BADAN Regulasi Telekomunikasi Indonesia (BRTI) menemukan masih ada operator yang mempromosikan gratis SMS lintas operator. Meski demikian, BRTI belum bisa bertindak, kecuali mengkaji kemungkinan penerapan SMS dengan skema interkoneksi.
Komisi Pengawas Persaingan Usaha (KPPU) kabarnya sudah mulai meneliti kasus SMS gratis ini. Oleh karena itu, regulator mengharapkan inisiatif dari operator untuk mematuhi kode etik yang telah disepakati.
“Regulator akan turun tangan jika sudah terjadi market failure,” kata Iwan Krisnadi, anggota BRTI di Jakarta, Rabu (10/3).
Chief Marketing Officer PT Indosat (Indosat) Guntur S Siboro, bahkan menyebutkan sebuah iklan satu halaman penuh dari operator XL di salah satu media nasional. Iklan itu jelas-jelas menyebut promo gratis 100 SMS ke semua operator dan gratis 1 MB data. “Ini yang membuat pusing regulator, karena menyangkut bahasa marketing,” kata Guntur.
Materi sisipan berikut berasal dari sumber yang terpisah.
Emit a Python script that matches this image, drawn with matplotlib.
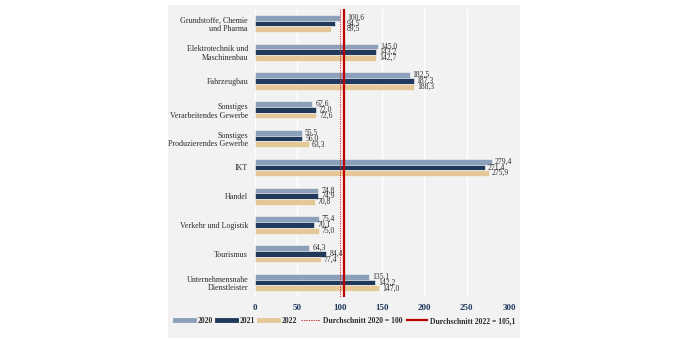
import matplotlib
matplotlib.use("Agg")
import matplotlib.pyplot as plt
import numpy as np
from matplotlib.lines import Line2D

# Branchen und Indexwerte (Durchschnitt 2020 = 100)
categories = [
    "Grundstoffe, Chemie\nund Pharma",
    "Elektrotechnik und\nMaschinenbau",
    "Fahrzeugbau",
    "Sonstiges\nVerarbeitendes Gewerbe",
    "Sonstiges\nProduzierendes Gewerbe",
    "IKT",
    "Handel",
    "Verkehr und Logistik",
    "Tourismus",
    "Unternehmensnahe\nDienstleister",
]
values_2020 = [100.6, 145.0, 182.5, 67.6, 55.5, 279.4, 74.8, 75.4, 64.3, 135.1]
values_2021 = [94.5, 143.2, 187.3, 72.0, 56.0, 271.4, 74.9, 70.1, 84.4, 142.2]
values_2022 = [89.5, 142.7, 188.3, 72.6, 63.3, 275.9, 70.8, 75.0, 77.4, 147.0]
avg_2020 = 100
avg_2022 = 105.1
x_ticks = [0, 50, 100, 150, 200, 250, 300]

series = [("2020", values_2020, "#8da0ba"),
          ("2021", values_2021, "#1f3a5c"),
          ("2022", values_2022, "#e5c898")]

plt.rcParams['font.family'] = ['Liberation Serif', 'DejaVu Serif']
text_color = "#2b2b2b"

fig = plt.figure(figsize=(6.86, 3.43), dpi=100)
fig.patch.set_facecolor("white")
W, H = 686, 343

# grey panel behind the whole chart
bg = fig.add_axes([168 / W, 1 - 338 / H, (520 - 168) / W, (338 - 5) / H], zorder=-1)
bg.set_facecolor("#f2f2f2")
bg.set_xticks([])
bg.set_yticks([])
for s in bg.spines.values():
    s.set_visible(False)

ax = fig.add_axes([255 / W, 1 - 297 / H, (509 - 255) / W, (298 - 10) / H])
ax.patch.set_alpha(0)

y = np.arange(len(categories))
bar_h = 0.2
pitch = 0.2
group_max = np.max([values_2020, values_2021, values_2022], axis=0)
for i, (name, vals, col) in enumerate(series):
    pos = y + (i - 1) * pitch
    ax.barh(pos, vals, height=bar_h, color=col, edgecolor="#f7f7f7",
            linewidth=0.4, zorder=3)
    for g, (p, v) in enumerate(zip(pos, vals)):
        lx = v
        # keep labels clear of the average lines
        if avg_2020 - 12 < group_max[g] < avg_2022 + 3:
            lx = avg_2022
        ax.text(lx + 3.5, p, f"{v:.1f}".replace(".", ","), va="center", ha="left",
                fontsize=5.5, color=text_color, zorder=5)

ax.axvline(avg_2020, color="#d04040", linestyle=(0, (1.5, 1)), linewidth=0.7, zorder=4)
ax.axvline(avg_2022, color="#c00000", linewidth=1.6, zorder=4)

ax.set_xlim(0, 300)
ax.set_ylim(len(categories) - 0.5, -0.5)
ax.set_xticks(x_ticks)
ax.set_xticklabels([str(t) for t in x_ticks], fontsize=6.5, color="#1f3a5c", fontweight="bold")
ax.set_yticks(y)
ax.set_yticklabels(categories, fontsize=5.8, color=text_color, linespacing=1.15)
ax.tick_params(axis="y", length=0, pad=5)
ax.tick_params(axis="x", length=0, pad=5)
ax.grid(axis="x", color="white", linewidth=1.0, zorder=1)
ax.set_axisbelow(True)
for s in ax.spines.values():
    s.set_visible(False)

handles = [Line2D([], [], color=c, linewidth=3.5) for _, _, c in series]
handles += [Line2D([], [], color="#d04040", linestyle=(0, (1.5, 1)), linewidth=0.7),
            Line2D([], [], color="#c00000", linewidth=1.6)]
labels = ["2020", "2021", "2022", "Durchschnitt 2020 = 100", "Durchschnitt 2022 = 105,1"]
leg = fig.legend(handles, labels, loc="center", bbox_to_anchor=(345 / W, 1 - 321 / H),
                 ncol=5, frameon=False, handlelength=2.5,
                 handletextpad=0.4, columnspacing=0.6,
                 prop={"weight": "bold", "size": 5.5})
for t in leg.get_texts():
    t.set_color(text_color)

fig.savefig("out.png", dpi=100, facecolor="white")
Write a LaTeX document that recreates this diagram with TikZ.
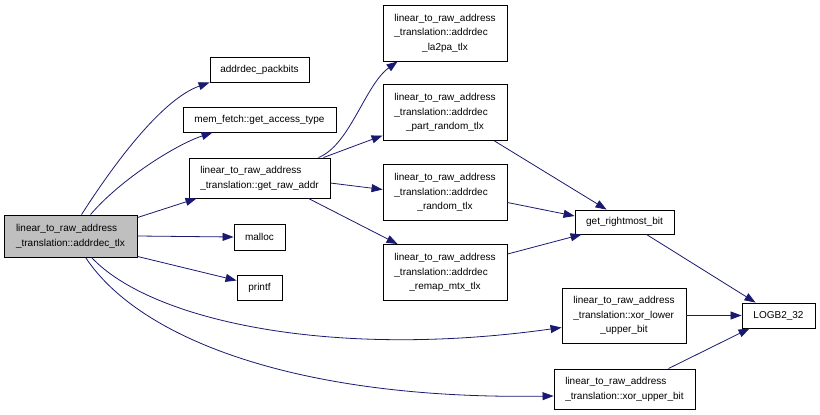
\documentclass[tikz,border=0pt]{standalone}
\usepackage{fontspec}
\setmainfont{Liberation Sans}
\usetikzlibrary{arrows.meta,calc}
\definecolor{edgeblue}{HTML}{191970}
\definecolor{mainfill}{HTML}{BFBFBF}
\newcommand{\twol}[2]{\begin{tabular}{@{}l@{}}#1\\#2\end{tabular}}
\newcommand{\threel}[3]{\begin{tabular}{@{}l@{}}#1\\#2\\\multicolumn{1}{@{}c@{}}{#3}\end{tabular}}
\renewcommand{\arraystretch}{1.2}
\begin{document}
\begin{tikzpicture}[x=1pt,y=-1pt,
 box/.style={draw=black,line width=0.9pt,inner sep=0pt,font=\fontsize{10}{12}\selectfont,fill=white},
 edge/.style={draw=edgeblue,line width=0.8pt,-{Triangle[length=11pt,width=8pt]}}]
\useasboundingbox (0,0) rectangle (820,415);
\node[box,fill=mainfill,minimum width=133pt,minimum height=42pt] (main) at (70.5,236) {\twol{linear\_to\_raw\_address}{\_translation::addrdec\_tlx}};
\node[box,minimum width=99pt,minimum height=25pt] (packbits) at (259.5,69.5) {addrdec\_packbits};
\node[box,minimum width=153pt,minimum height=25pt] (memfetch) at (259.5,119.5) {mem\_fetch::get\_access\_type};
\node[box,minimum width=141pt,minimum height=40pt] (getraw) at (259.5,178) {\twol{linear\_to\_raw\_address}{\_translation::get\_raw\_addr}};
\node[box,minimum width=51pt,minimum height=26pt] (malloc) at (259.5,237) {malloc};
\node[box,minimum width=45pt,minimum height=25pt] (printf) at (259.5,287.5) {printf};
\node[box,minimum width=124pt,minimum height=56pt] (la2pa) at (445,33) {\threel{linear\_to\_raw\_address}{\_translation::addrdec}{\_la2pa\_tlx}};
\node[box,minimum width=124pt,minimum height=56pt] (part) at (445,112.5) {\threel{linear\_to\_raw\_address}{\_translation::addrdec}{\_part\_random\_tlx}};
\node[box,minimum width=124pt,minimum height=56pt] (random) at (445,192.5) {\threel{linear\_to\_raw\_address}{\_translation::addrdec}{\_random\_tlx}};
\node[box,minimum width=124pt,minimum height=56pt] (remap) at (445,272.5) {\threel{linear\_to\_raw\_address}{\_translation::addrdec}{\_remap\_mtx\_tlx}};
\node[box,minimum width=99pt,minimum height=24pt] (grb) at (624.5,222) {get\_rightmost\_bit};
\node[box,minimum width=124pt,minimum height=55pt] (xorl) at (624,315.5) {\threel{linear\_to\_raw\_address}{\_translation::xor\_lower}{\_upper\_bit}};
\node[box,minimum width=73pt,minimum height=25pt] (logb) at (778.5,315.5) {LOGB2\_32};
\node[box,minimum width=141pt,minimum height=40pt] (xoru) at (624.5,389) {\twol{linear\_to\_raw\_address}{\_translation::xor\_upper\_bit}};

\draw[edge] ($(main.north west)+(78,0)$) .. controls (110,170) and (160,100) .. (packbits.south west);
\draw[edge] ($(main.north west)+(87,0)$) .. controls (120,180) and (175,145) .. ($(memfetch.south west)+(30,0)$);
\draw[edge] ($(main.north east)+(0,3)$) -- ($(getraw.south west)+(8,0)$);
\draw[edge] (main.east) -- (malloc.west);
\draw[edge] ($(main.south east)+(0,-1)$) -- ($(printf.west)+(0,-7)$);
\draw[edge] ($(main.south west)+(88,0)$) .. controls (150,320) and (330,360) .. ($(xorl.west)+(0,12)$);
\draw[edge] ($(main.south west)+(82,0)$) .. controls (140,340) and (300,400) .. ($(xoru.west)+(0,7)$);
\draw[edge] ($(getraw.north east)+(-12,0)$) .. controls (350,145) and (365,85) .. ($(la2pa.south west)+(15,0)$);
\draw[edge] ($(getraw.north east)+(-7,0)$) -- ($(part.west)+(0,23)$);
\draw[edge] ($(getraw.east)+(0,5)$) -- ($(random.west)+(0,-3)$);
\draw[edge] ($(getraw.south east)+(-22,0)$) -- ($(remap.north west)+(15,0)$);
\draw[edge] ($(part.south east)+(-13,0)$) -- ($(grb.north west)+(32,0)$);
\draw[edge] ($(random.east)+(0,10)$) -- ($(grb.west)+(0,-6)$);
\draw[edge] ($(remap.north east)+(0,10)$) -- ($(grb.south west)+(7,0)$);
\draw[edge] ($(grb.south east)+(-28,0)$) -- ($(logb.north west)+(14,0)$);
\draw[edge] (xorl.east) -- (logb.west);
\draw[edge] ($(xoru.north east)+(-27,0)$) -- ($(logb.south west)+(8,0)$);
\end{tikzpicture}
\end{document}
Guntur mengatakan, pihaknya sudah pada keputusan untuk mengikuti keputusan regulator. Yakni untuk tetap menggunakan pentarifan SMS menggunakan skema sender keep all (SKA). Artinya, biaya pengiriman SMS seluruhnya diambil operator pengirim, sedangkan operator penerima SMS tidak mendapat bagian sama sekali.
“Kami mengikuti saja keputusan regulator untuk tetap menggunakan skema SKA,” tegas Guntur.
Iwan meminta operator mematuhi kode etik yang sudah disepakati bersama. Kode etik itu telah dirumuskan Asosiasi Telekomunikasi Seluler Indonesia (ATSI) bersama BRTI pada 12 Februari 2010. Regulator memutuskan para penyelenggara telekomunikasi tidak boleh lagi melakukan promosi tarif gratis layanan telekomunikasi SMS off net melalui media massa.
“Susah untuk berdebat dalam bahasa marketing. Begitu kata ‘gratis’ dilarang, operator menggunakan kata ‘bonus’,” timpal Iwan.
Promo gratis SMS ke semua operator menjadi salah satu trik para operator untuk merebut pelanggan. “Situasi ini tak berbeda dengan price war yang ditabuh oleh operator pada waktu dua atau tiga tahun lalu,” jelas Iwan.
Perang tarif layanan suara yang terjadi pada 2007 berangsur hilang sejak operator besar mulai khawatir kehilangan pelanggan dan memutuskan untuk ikut dalam price war. Price war itu juga telah menyeret keterlibatan Komisi Pengawas Persaingan Usaha (KPPU).
Dalam kasus promo SMS gratis ini, lanjut Iwan, KPPU juga telah terpancing untuk mengetahui permasalahannya lebih lanjut. KPPU telah memanggil BRTI dan perwakilan operator untuk mempertanyakan masalah SMS gratis. “Jika dampaknya sudah merusak kompetisi bisnis, regulator akan bertindak,” tegas dia.
Skema Interkoneksi Dikaji
Oleh karena itu, BRTI juga sedang melakukan Regulatory Impact Analysis (RIA) terhadap opsi skema interkoneksi untuk SMS lintas-operator, seperti yang ditawarkan Telkomsel. Analisis ini dilakukan untuk mengetahui manfaat bagi bisnis, ekonomi, dan sosial dari sebuah regulasi baru.
Skema interkoneksi memberikan kompensasi tarif SMS terhadap beban jaringan yang diterima operator. “Kami masih menghitung cost dan dampak luas apabila skema interkoneksi diterapkan,” kata Iwan.
Dia mengatakan BRTI tidak mau menerapkan aturan yang prematur karena regulator harus berkonsultasi dengan pemangku kepentingan, serta melihat efeknya terhadap konsumen.
Menanggapi kemungkinan pemberlakuan skema interkoneksi, Presiden Direktur PT Smart Telecom (Smart) Sutikno Widjaja mengatakan biaya ritel SMS akan ikut naik. “Karena ada cost yang dikeluarkan operator, maka tarif akan naik,” jelas dia.
Dia mengatakan, skema interkoneksi membutuhkan perangkat untuk mengoperasikan billing system serta investasi lain. Karena itu, skema SKA yang berlaku saat ini masih ideal bagi operator.